Abstract

The article addresses several problematic aspects related to the illustration of F. M. Dostoevsky's literary works. Illustration in particular is one of the major ways to create an “artistic aura” surrounding a literary text. Owing to the visual interpretation of verbal imagery, a new associative layer and a possibility of reinterpretations of the text are able to emerge. The author argues that illustrating novels of one of the greatest Russian writers is a task of special complexity. First of all, this is due to the fact that Dostoevsky's literary portrait is based on different principles than his own. It is primarily linked to the fact that Dostoevsky's literary portrait is based on principles that differ from those of his contemporaries, such as Turgenev, Goncharov, and Tolstoy. External descriptiveness and detailed portrayal of the character retreat in the texts of Dostoevsky before the “energy of contradictions” inherent in the initial portrait of his heroes.

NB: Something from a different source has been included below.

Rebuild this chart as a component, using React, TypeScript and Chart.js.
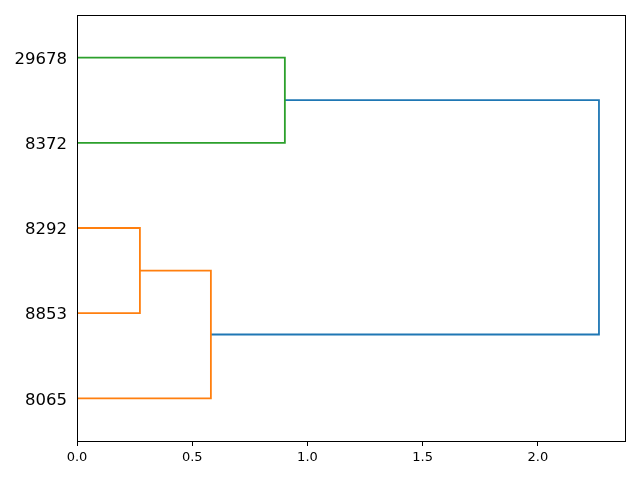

As a result, the task of an artist illustrating novels by the Russian literary genius proves arduous: he must convey, first and foremost, the dynamics of personality formation of Raskolnikov, Myshkin, or Dmitri Karamazov, rather than stable recognizability and their physiological individuality. This perspective is applied in order to analyze the work of a variety of prominent illustrators in the light of Dostoevsky's ideas and anthropology. The author of the present study reveals the discrepancies between the writer's world and the embodiment of the characters' images in the illustration. Likewise, he identifies the ways in which, from his point of view, the most striking matches between verbal and visual images appear possible.